【Member Papers】Rare earth element applications in Ga₂O₃: Luminescence and scintillation

      Researchers from the The Hong Kong University of Science and Technology (Guangzhou) have published a dissertation titled "Rare earth element applications in Ga₂O₃: Luminescence and scintillation" in Applied Physics Reviews.

Project Support

      The work was supported by C. K. Tan start-up fund from the Hong Kong University of Science and Technology (Guangzhou), Bureau of Science and Information Technology of Guangzhou Municipality j Guangzhou Municipal Science and Technology Project (Guangzhou Science and Technology Plan) (Nos. 2023A03J0003, 2023A03J0013, 2023A04J0310, and 2023A03J0152), Department of Education of Guangdong Province (DEGP) (No. 2024ZDZX1005), the State Administration of Foreign Experts Affairs China (No. Y20240005).

Background

      Gallium oxide (Ga₂O₃), an emerging ultra-wide bandgap semiconductor with a bandgap of approximately 4.85 eV, has garnered attention for its potential in next-generation high-power electronic devices due to its ultrawide bandgap, high critical field, high thermal and chemical stability, and impressive optical properties. Extensive research has focused on its use in high-energy radiation detection, ultraviolet (UV) photodetectors, light-emitting diodes (LEDs), and photonic devices, attributed to its strong performance in photoluminescence (PL), electroluminescence (EL), scintillation, and photocatalysis. Among its isomers, β-Ga₂O₃ is the most stable, with a bandgap between 4.5 and 4.9 eV, facilitating effective photoemission from the UV to the visible range. Additionally, β-Ga₂O₃ exhibits high optical transparency and strong dielectric strength in the deep UV range, making it suitable for transparent conducting oxides. However, low intrinsic carrier mobility and luminescence efficiency limit its optical and electrical properties. To address these limitations, doping with rare earth element (REE) has been proposed, offering a promising strategy to enhance these properties and expand the functional potential of Ga₂O₃-based devices.

Abstract

      Gallium oxide (Ga₂O₃), with its ultrawide bandgap, exceptional stability, and good optical properties, has demonstrated significant potential in high-power electronic devices, photodetectors, and high-energy radiation detection.
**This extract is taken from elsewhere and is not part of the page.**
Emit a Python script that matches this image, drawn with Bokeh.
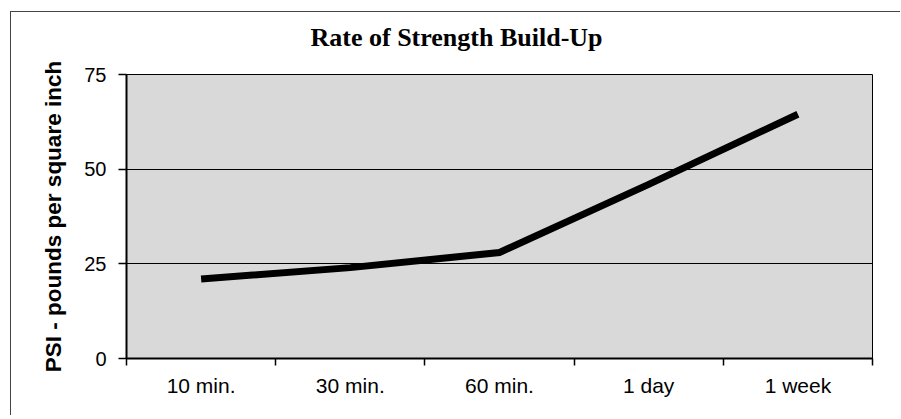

However, its low carrier mobility and limited luminescence efficiency constrain its performance. Rare earth element (REE) doping, including europium (Eu), cerium (Ce), erbium (Er), and others, introduces localized states within the Ga₂O₃ bandgap, enhancing luminescence, scintillation, and catalytic activity, while enabling multi-functional applications through co-doping strategies. Therefore, the paper reviews the commonly employed REE-doped Ga₂O₃ synthesis methods (wet chemical methods, ALD, PLD, MBE, et al.) and the roles of REE dopants (Eu, Er, Tb, Ce, et al.) in luminescent and scintillation performance. Furthermore, the review highlights recent advances in REE-doped Ga₂O₃ for photoluminescence, electroluminescence, scintillation, photonic devices, and catalysis. These insights will guide breakthroughs in optoelectronics, radiation detection, and biomedicine applications.